Study Finds More Reasoning Does Not Always Improve LLM Security Triage

A new benchmark of large language models suggests that turning up reasoning effort can help security triage, but not in every case. In some tests, the strongest settings were outperformed by lower or medium reasoning modes, and the best results still fell short of full accuracy.

The experiment expanded on earlier work that asked whether modern open-source and flagship models could triage security findings from vulnerable code. This round tested 26 combinations of Claude 4.6, 4.7 and 4.8, plus GPT-5.4 and GPT-5.5, across different context windows and reasoning settings. The researcher ran each combination multiple times for two sample vulnerabilities, using both whole-file inputs and function-only inputs.

Reasoning helps, but only up to a point

Across the board, low reasoning performed the worst. Higher reasoning usually improved results, but the pattern was not consistent enough to treat more thinking as a universal fix. For example, GPT-5.4 with the highest reasoning setting produced the top overall score in the study. But GPT-5.5 did better at medium reasoning than at high or extra-high reasoning, showing that more effort did not always translate into better triage.

The study also found that later or larger models were not automatically superior. Several Claude and GPT variants clustered closely together in the scoring tables, and some older or smaller configurations held up surprisingly well. The author said the results reinforced a practical lesson: the best choice may be to route security triage to a strong model with moderate or high reasoning, rather than assuming the most aggressive setting will win.

Partial findings were common, full solves were rare

Most models were able to identify at least part of a vulnerability. The reported partial-or-better success rate was 70.8 percent. But complete solutions were extremely uncommon, at just 1.9 percent overall.

That gap mattered most in the harder test case. When the full OpenBSD file was supplied, models struggled to spell out the complete vulnerability chain. One configuration achieved a single full solve on the FreeBSD test case, but no model consistently produced complete answers across the benchmark.

Performance improved when models were given only the relevant function instead of the whole file. The researcher said this function-level setup produced much better results, which suggests that narrowing the scope of the input can make security triage easier for language models.

Four-model voting worked well

To judge the outputs, the researcher used a four-model council made up of two GPT-5.4 and GPT-5.5 settings and two Claude settings. That approach was more reliable than expected. The judges reached a unanimous decision in 86.2 percent of cases, and only 2.8 percent of entries lacked a majority.

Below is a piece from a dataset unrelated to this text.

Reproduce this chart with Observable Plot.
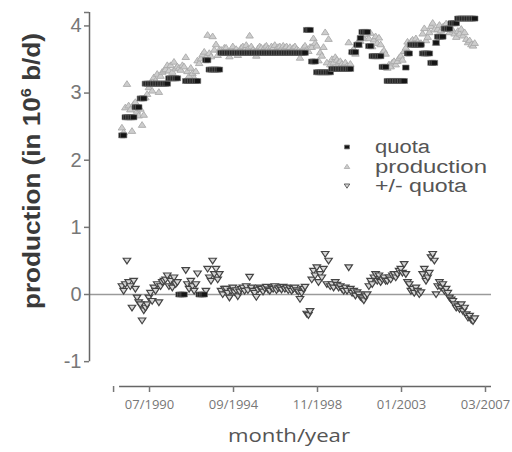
<!DOCTYPE html>
<html><head><meta charset="utf-8">
<script src="https://cdn.jsdelivr.net/npm/d3@7"></script>
<script src="https://cdn.jsdelivr.net/npm/@observablehq/plot@0.6"></script>
<style>
html,body{margin:0;padding:0;background:#fff;}
#chart{width:512px;height:452px;overflow:hidden;}
</style></head><body><div id="chart"></div>
<script>
// month index t is counted from 07/1990 (t = 0); first data month is 11/1988
const startMonth = -20;

const quota = [
  2.37, 2.37,
  2.64, 2.64, 2.64, 2.64, 2.64, 2.64, 2.79, 2.79, 2.79, 2.92, 2.92, 2.92,
  3.14, 3.14, 3.14, 3.14, 3.14, 3.14, 3.14, 3.14, 3.14, 3.14, 3.14, 3.14,
  3.14, 3.14, 3.22, 3.22, 3.22, 3.22, 3.22, 3.22, 0, 0, 0, 0,
  3.18, 3.18, 3.18, 3.18, 3.18, 3.18, 3.18, 3.18, 0, 0, 0, 0,
  3.49, 3.49, 3.35, 3.35, 3.35, 3.35, 3.35, 3.35, 3.35, 3.60, 3.60, 3.60,
  3.60, 3.60, 3.60, 3.60, 3.60, 3.60, 3.60, 3.60, 3.60, 3.60, 3.60, 3.60,
  3.60, 3.60, 3.60, 3.60, 3.60, 3.60, 3.60, 3.60, 3.60, 3.60, 3.60, 3.60,
  3.60, 3.60, 3.60, 3.60, 3.60, 3.60, 3.60, 3.60, 3.60, 3.60, 3.60, 3.60,
  3.60, 3.60, 3.60, 3.60, 3.60, 3.60, 3.60, 3.60, 3.60, 3.60, 3.60, 3.60,
  3.94, 3.94, 3.94, 3.47, 3.47, 3.47, 3.31, 3.31, 3.31, 3.31, 3.31, 3.31,
  3.31, 3.31, 3.31, 3.36, 3.36, 3.36, 3.36, 3.36, 3.36, 3.36, 3.36, 3.36,
  3.36, 3.36, 3.36, 3.61, 3.61, 3.61, 3.72, 3.72, 3.82, 3.91, 3.91, 3.91,
  3.91, 3.70, 3.70, 3.55, 3.55, 3.55, 3.55, 3.55, 3.55, 3.39, 3.39, 3.39,
  3.18, 3.18, 3.18, 3.18, 3.18, 3.18, 3.18, 3.18, 3.18, 3.18, 3.18, 3.38,
  3.59, 3.59, 3.72, 3.72, 3.72, 3.72, 3.72, 3.72, 3.72, 3.59, 3.59, 3.59,
  3.59, 3.59, 3.45, 3.45, 3.45, 3.75, 3.84, 3.84, 3.84, 3.84, 3.96, 3.96,
  3.96, 3.96, 4.04, 4.04, 4.04, 4.04, 4.11, 4.11, 4.11, 4.11, 4.11, 4.11,
  4.11, 4.11, 4.11, 4.11, 4.11
];

const production = [
  2.49, 2.42,
  2.79, 3.14, 2.82, 2.76, 2.44, 2.84, 2.87, 2.74, 2.67, 2.77, 2.53, 2.68,
  2.94, 2.99, 3.09, 3.16, 3.04, 3.24, 3.19, 3.29, 3.02, 3.26, 3.32, 3.34,
  3.36, 3.42, 3.34, 3.42, 3.32, 3.47, 3.37, 3.40, 3.38, 3.35, 3.42, 3.40,
  3.54, 3.33, 3.26, 3.38, 3.30, 3.23, 3.33, 3.49, 3.45, 3.52, 3.58, 3.62,
  3.54, 3.87, 3.60, 3.55, 3.85, 3.65, 3.73, 3.57, 3.65, 3.65, 3.60, 3.68,
  3.68, 3.62, 3.55, 3.65, 3.70, 3.63, 3.66, 3.57, 3.64, 3.68, 3.70, 3.65,
  3.72, 3.66, 3.86, 3.70, 3.65, 3.62, 3.56, 3.67, 3.70, 3.68, 3.64, 3.69,
  3.71, 3.67, 3.65, 3.70, 3.68, 3.72, 3.66, 3.69, 3.70, 3.67, 3.71, 3.68,
  3.70, 3.66, 3.69, 3.65, 3.68, 3.70, 3.66, 3.64, 3.53, 3.62, 3.68, 3.71,
  3.65, 3.63, 3.69, 3.69, 3.82, 3.75, 3.71, 3.49, 3.61, 3.56, 3.69, 3.91,
  3.46, 3.81, 3.43, 3.51, 3.46, 3.54, 3.50, 3.46, 3.48, 3.44, 3.41, 3.46,
  3.41, 3.76, 3.44, 3.63, 3.66, 3.59, 3.75, 3.72, 3.78, 3.85, 3.82, 3.88,
  3.91, 3.82, 3.90, 3.70, 3.80, 3.85, 3.75, 3.83, 3.73, 3.61, 3.64, 3.59,
  3.38, 3.43, 3.40, 3.46, 3.48, 3.43, 3.48, 3.53, 3.56, 3.50, 3.63, 3.68,
  3.77, 3.74, 3.77, 3.80, 3.74, 3.82, 3.77, 3.72, 3.75, 3.89, 3.97, 3.79,
  3.84, 3.91, 4.00, 4.05, 3.95, 3.75, 3.96, 4.02, 3.94, 3.99, 4.01, 4.04,
  3.98, 3.91, 3.96, 3.94, 3.89, 3.84, 3.93, 3.89, 3.96, 3.86, 3.91, 3.81,
  3.76, 3.79, 3.73, 3.71, 3.75
];

const diff = [
  0.12, 0.05,
  0.15, 0.50, 0.18, 0.12, -0.20, 0.20, 0.08, -0.05, -0.12, -0.15, -0.39, -0.24,
  -0.20, -0.15, -0.05, 0.02, -0.10, 0.10, 0.05, 0.15, -0.12, 0.12, 0.18, 0.20,
  0.22, 0.28, 0.12, 0.20, 0.10, 0.25, 0.15, 0.18, null, null, null, null,
  0.36, 0.15, 0.08, 0.20, 0.12, 0.05, 0.15, 0.31, null, null, null, null,
  0.05, 0.38, 0.25, 0.20, 0.50, 0.30, 0.38, 0.22, 0.30, 0.05, 0.00, 0.08,
  0.08, 0.02, -0.05, 0.05, 0.10, 0.03, 0.06, -0.03, 0.04, 0.08, 0.10, 0.05,
  0.12, 0.06, 0.26, 0.10, 0.05, 0.02, -0.04, 0.07, 0.10, 0.08, 0.04, 0.09,
  0.11, 0.07, 0.05, 0.10, 0.08, 0.12, 0.06, 0.09, 0.10, 0.07, 0.11, 0.08,
  0.10, 0.06, 0.09, 0.05, 0.08, 0.10, 0.06, 0.04, -0.07, 0.02, 0.08, 0.11,
  -0.29, -0.31, -0.25, 0.22, 0.35, 0.28, 0.40, 0.18, 0.30, 0.25, 0.38, 0.60,
  0.15, 0.50, 0.12, 0.15, 0.10, 0.18, 0.14, 0.10, 0.12, 0.08, 0.05, 0.10,
  0.05, 0.40, 0.08, 0.02, 0.05, -0.02, 0.03, 0.00, -0.04, -0.06, -0.09, -0.03,
  0.00, 0.12, 0.20, 0.15, 0.25, 0.30, 0.20, 0.28, 0.18, 0.22, 0.25, 0.20,
  0.20, 0.25, 0.22, 0.28, 0.30, 0.25, 0.30, 0.35, 0.38, 0.32, 0.45, 0.30,
  0.18, 0.15, 0.05, 0.08, 0.02, 0.10, 0.05, 0.00, 0.03, 0.30, 0.38, 0.20,
  0.25, 0.32, 0.55, 0.60, 0.50, 0.00, 0.12, 0.18, 0.10, 0.15, 0.05, 0.08,
  0.02, -0.05, -0.08, -0.10, -0.15, -0.20, -0.18, -0.22, -0.15, -0.25, -0.20, -0.30,
  -0.35, -0.32, -0.38, -0.40, -0.36
];

const xTickValues = [0, 50, 100, 150, 200];
const xTickLabels = ["07/1990", "09/1994", "11/1998", "01/2003", "03/2007"];
const yTicks = [-1, 0, 1, 2, 3, 4];
const seriesNames = ["quota", "production", "+/- quota"];

const xMin = -39.3, xMax = 200, xAxisStart = -21.4;
const yMin = -1.37, yMax = 4.2, yAxisBottom = -1;

const rows = quota.map((q, i) => ({t: startMonth + i, quota: q, production: production[i], diff: diff[i]}));

const boxSym = {draw(ctx, size) { const s = Math.sqrt(size); ctx.rect(-s * 0.56, -s * 0.43, s * 1.12, s * 0.86); }};
const triUp = {draw(ctx, size) { const s = Math.sqrt(size); ctx.moveTo(0, -s * 0.5); ctx.lineTo(s * 0.62, s * 0.45); ctx.lineTo(-s * 0.62, s * 0.45); ctx.closePath(); }};
const triDown = {draw(ctx, size) { const s = Math.sqrt(size); ctx.moveTo(0, s * 0.5); ctx.lineTo(s * 0.62, -s * 0.45); ctx.lineTo(-s * 0.62, -s * 0.45); ctx.closePath(); }};

const svg = Plot.plot({
  width: 512, height: 452,
  marginLeft: 89, marginRight: 21, marginTop: 12, marginBottom: 66,
  x: {domain: [xMin, xMax], axis: null},
  y: {domain: [yMin, yMax], axis: null},
  style: {fontFamily: "'Liberation Sans', Arial, sans-serif", background: "#fff", overflow: "visible"},
  marks: [
    Plot.ruleY([0], {x1: xMin, x2: xMax, stroke: "#9a9a9a", strokeWidth: 1.5}),
    Plot.ruleX([xMin], {y1: yAxisBottom, y2: yMax, stroke: "#666", strokeWidth: 1.5}),
    Plot.axisY({ticks: yTicks, tickSize: 5, tickPadding: 3, fontSize: 20, color: "#777", strokeWidth: 1.5,
      label: null, tickFormat: d => String(d)}),
    Plot.axisY({ticks: [yMax], tickSize: 5, tickFormat: () => "", label: null, color: "#777", strokeWidth: 1.5}),
    Plot.ruleY([yMin], {x1: xAxisStart, x2: xMax, stroke: "#666", strokeWidth: 1.5}),
    Plot.axisX({ticks: [xAxisStart, ...xTickValues], tickSize: 6, tickPadding: 7, fontSize: 13, label: null,
      fontFamily: "'Open Sans', sans-serif", dx: -6, color: "#777", strokeWidth: 1.5,
      tickFormat: d => { const k = xTickValues.indexOf(d); return k < 0 ? "" : xTickLabels[k]; }}),
    Plot.dot(rows, {x: "t", y: "production", symbol: triUp, r: 3.4, fill: "#cdcdcd", stroke: "#aaaaaa", strokeWidth: 0.9}),
    Plot.dot(rows.filter(d => d.diff != null), {x: "t", y: "diff", symbol: triDown, r: 3.4, fill: "#d6d6d6", stroke: "#444", strokeWidth: 1.2}),
    Plot.dot(rows, {x: "t", y: "quota", symbol: boxSym, r: 3.3, fill: "#151515", stroke: "#777", strokeWidth: 0.6})
  ]
});

const s = d3.select(svg);
// y-axis title
const yl = s.append("text")
  .attr("transform", "translate(40,171) rotate(-90)")
  .attr("text-anchor", "middle")
  .attr("font-family", "'Liberation Sans', Arial, sans-serif")
  .attr("font-weight", "bold").attr("font-size", 24).attr("fill", "#3a3a3a")
  .attr("textLength", 276).attr("lengthAdjust", "spacingAndGlyphs");
yl.append("tspan").text("production (in 10");
yl.append("tspan").attr("dy", -9).attr("font-size", 15).text("6");
yl.append("tspan").attr("dy", 9).text(" b/d)");

// x-axis title
s.append("text").attr("x", 289).attr("y", 442).attr("text-anchor", "middle")
  .attr("font-family", "'Open Sans', sans-serif").attr("font-size", 19).attr("fill", "#555")
  .attr("textLength", 122).attr("lengthAdjust", "spacingAndGlyphs").text("month/year");

// legend
const legendSyms = [
  {sym: boxSym, fill: "#151515", stroke: "#777", w: 55},
  {sym: triUp, fill: "#cdcdcd", stroke: "#aaaaaa", w: 112},
  {sym: triDown, fill: "#d6d6d6", stroke: "#444", w: 92}
];
seriesNames.forEach((name, i) => {
  const cy = 147 + i * 19.5;
  const L = legendSyms[i];
  s.append("path").attr("transform", `translate(347,${cy})`)
    .attr("d", d3.symbol(L.sym, 20)()).attr("fill", L.fill).attr("stroke", L.stroke).attr("stroke-width", 0.8);
  s.append("text").attr("x", 375).attr("y", cy + 6).attr("text-anchor", "start")
    .attr("font-family", "'Liberation Sans', Arial, sans-serif").attr("font-size", 18).attr("fill", "#555")
    .attr("textLength", L.w).attr("lengthAdjust", "spacingAndGlyphs").text(name);
});

document.getElementById("chart").appendChild(svg);
</script>
</body></html>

Most disagreements were narrow rather than extreme, often involving adjacent score categories. The study noted that an odd-numbered review panel would likely be even better, since it would reduce tied decisions.

Costs and filtering varied by model

The benchmark was expensive to run. The latest iteration cost about $2,300, and the total across all runs was roughly $9,200.

The researcher also observed that higher reasoning settings produced more content filtering in some cases, although the latest run was less affected than earlier ones. Only the Claude models explicitly mentioned CVEs in their analyses.

The overall conclusion was blunt. More reasoning can help with security triage, but it is not a guarantee of better results. In some cases, a middle setting appears to be the sweet spot, and simpler prompts or narrower inputs may matter just as much as model size.